- Monotonous Regularity of Booms and Busts - Je' Czaja
According to bankers, defaulting on national debts ushers in Armageddon,
yet defaults have occurred regularly throughout history and life goes
on.
Words such as “crisis” “emergency” and phrases such as “time
is running out” are daily used in news stories relating to current debt
situations in Greece. Greece is the nation currently in the spotlight,
and its default could lead to the “disintegration of the Eurozone,” as a
Wall Street Journal article warns, spilling over into Italy and Spain.

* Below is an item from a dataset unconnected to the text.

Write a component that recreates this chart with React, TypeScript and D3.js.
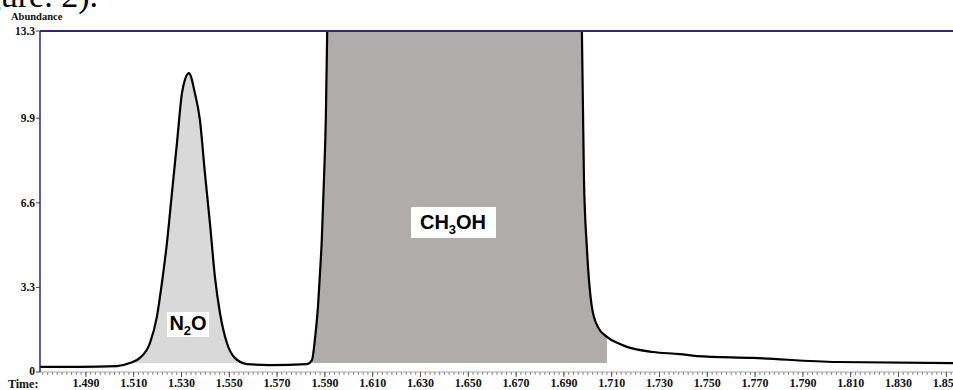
import React from "react";
import * as d3 from "d3";

// Chromatogram data (time in min, abundance)
const timeValues = [
  1.4708, 1.4875, 1.503, 1.5084, 1.5126, 1.5168, 1.5197, 1.5218, 1.5239, 1.526,
  1.5281, 1.5302, 1.5314, 1.5331, 1.5356, 1.5377, 1.5398, 1.5419, 1.544, 1.5461,
  1.549, 1.5523, 1.5574, 1.567, 1.5825, 1.5846, 1.5858, 1.5871, 1.5879, 1.5887,
  1.5896, 1.5904, 1.591, 1.592, 1.65, 1.6965, 1.6975, 1.6984, 1.6996, 1.7017,
  1.7042, 1.708, 1.7134, 1.7164, 1.7272, 1.7385, 1.7456, 1.7691, 1.8042, 1.8528,
];
const abundanceValues = [
  0.2, 0.2, 0.23, 0.35, 0.55, 1.13, 2.15, 3.47, 5.03, 6.98,
  8.93, 10.88, 11.39, 11.66, 10.88, 9.83, 7.76, 5.81, 3.7, 2.3,
  1.13, 0.55, 0.31, 0.27, 0.31, 0.47, 1.25, 2.54, 3.78, 5.15,
  7.49, 9.95, 13.5, 16, 16, 16, 13.5, 7.49, 4.88, 2.54,
  1.76, 1.37, 1.09, 0.98, 0.78, 0.7, 0.62, 0.55, 0.39, 0.35,
];

const yTickValues = [0, 3.3, 6.6, 9.9, 13.3];
const yTickLabels = ["0", "3.3", "6.6", "9.9", "13.3"];
const xTickLabels = [
  "1.490", "1.510", "1.530", "1.550", "1.570", "1.590", "1.610", "1.630", "1.650",
  "1.670", "1.690", "1.710", "1.730", "1.750", "1.770", "1.790", "1.810", "1.830", "1.850",
];

const peakNames = ["N2O", "CH3OH"];
const peakRanges: [number, number][] = [
  [1.5084, 1.5574],
  [1.5846, 1.708],
];
const fillBase = 0.35;

const W = 953;
const H = 390;
const left = 40;
const top = 31;
const bottom = 372;

export default function App() {
  const x = d3.scaleLinear().domain([1.4708, 1.8528]).range([left, W]);
  const y = d3.scaleLinear().domain([0, 13.3]).range([bottom, top]);

  const data = timeValues.map((t, i) => ({ t, v: abundanceValues[i] }));

  const line = d3
    .line<{ t: number; v: number }>()
    .x((d) => x(d.t))
    .y((d) => y(d.v))
    .curve(d3.curveMonotoneX);

  const areaFor = (r: [number, number]) =>
    d3
      .area<{ t: number; v: number }>()
      .x((d) => x(d.t))
      .y0(y(fillBase))
      .y1((d) => y(Math.max(d.v, fillBase)))
      .curve(d3.curveMonotoneX)(data.filter((d) => d.t >= r[0] - 1e-9 && d.t <= r[1] + 1e-9)) || "";

  const fillColors = ["#d9d9d9", "#b1acac"];

  const minorTicks = d3.range(1.472, 1.8529, 0.002);
  const majorTicks = xTickLabels.map((l) => +l);

  const serif = "'Liberation Serif', 'Times New Roman', serif";
  const sans = "'Liberation Sans', Arial, sans-serif";

  return (
    <svg
      width={W}
      height={H}
      style={{ position: "absolute", left: 0, top: 0, background: "#fff" }}
    >
      <defs>
        <clipPath id="plotClip">
          <rect x={left} y={top} width={W - left} height={bottom - top} />
        </clipPath>
      </defs>

      {/* caption fragment */}
      <text x={98} y={7} textAnchor="end" fontFamily={serif} fontSize={34} fill="#000">
        Figure. 2).
      </text>

      <text x={11} y={20} fontFamily={serif} fontWeight="bold" fontSize={10.5} fill="#111">
        Abundance
      </text>

      <g clipPath="url(#plotClip)">
        {peakRanges.map((r, i) => (
          <path key={peakNames[i]} d={areaFor(r)} fill={fillColors[i]} stroke="none" />
        ))}
        <path d={line(data) || ""} fill="none" stroke="#000" strokeWidth={2.2} strokeLinejoin="round" />
      </g>

      {/* x axis */}
      <line x1={left} x2={W} y1={bottom} y2={bottom} stroke="#aaa" strokeWidth={1} />
      {minorTicks.map((t, i) => (
        <line key={"m" + i} x1={x(t)} x2={x(t)} y1={bottom} y2={bottom + 3} stroke="#888" strokeWidth={1} />
      ))}
      {majorTicks.map((t, i) => (
        <line key={"M" + i} x1={x(t)} x2={x(t)} y1={bottom} y2={bottom + 5} stroke="#555" strokeWidth={1} />
      ))}
      {majorTicks.map((t, i) => (
        <text
          key={"xl" + i}
          x={x(t)}
          y={387}
          textAnchor="middle"
          fontFamily={serif}
          fontWeight="bold"
          fontSize={12}
          fill="#111"
        >
          {xTickLabels[i]}
        </text>
      ))}
      <text x={8} y={388} fontFamily={serif} fontWeight="bold" fontSize={12} fill="#111">
        Time:
      </text>

      {/* y axis */}
      {yTickValues.map((v, i) => (
        <g key={"y" + i}>
          <line x1={left - 4} x2={left} y1={y(v)} y2={y(v)} stroke="#444" strokeWidth={1} />
          <text
            x={left - 5}
            y={y(v) + (i === 0 ? 3 : 4)}
            textAnchor="end"
            fontFamily={serif}
            fontWeight="bold"
            fontSize={11.5}
            fill="#111"
          >
            {yTickLabels[i]}
          </text>
        </g>
      ))}
      <line x1={left} x2={left} y1={top} y2={bottom} stroke="#2d2a6a" strokeWidth={1.5} />
      <line x1={left} x2={W} y1={top} y2={top} stroke="#2d2a6a" strokeWidth={2} />

      {/* peak labels */}
      <rect x={167} y={312} width={42} height={25} fill="#fff" />
      <text x={188} y={330} textAnchor="middle" fontFamily={sans} fontWeight="bold" fontSize={20} fill="#000">
        N<tspan fontSize={13} dy={5}>2</tspan>
        <tspan dy={-5}>O</tspan>
      </text>
      <rect x={411} y={207} width={85} height={31} fill="#fff" />
      <text x={453} y={229} textAnchor="middle" fontFamily={sans} fontWeight="bold" fontSize={20} fill="#000">
        CH<tspan fontSize={13} dy={5}>3</tspan>
        <tspan dy={-5}>OH</tspan>
      </text>
    </svg>
  );
}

From there, according to
On Wall Street, the “contagion” will spread in a “domino effect.”
Debt as Disease
The language of national debt reporting is consistently alarmist,
inferring that when a nation defaults on its debts, the results are as
catastrophic as the plague, spreading death and destruction around the
world, or like the former Cold War model of the Red Menace spreading
from nation to nation like falling dominoes. The domino effect, some may
remember, was the metaphor used to increase U.S. involvement in
Vietnam.
Fear and Jargon
The language is designed to terrify and is no doubt effective. When
laymen then try to figure out what can be done to prevent the end of the
world as we know it, financial experts pour out reams of jargon and
numbers, which serve two purposes: it confirms their status as experts
since they know all these technical terms and renders the situation
completely unintelligible for laymen.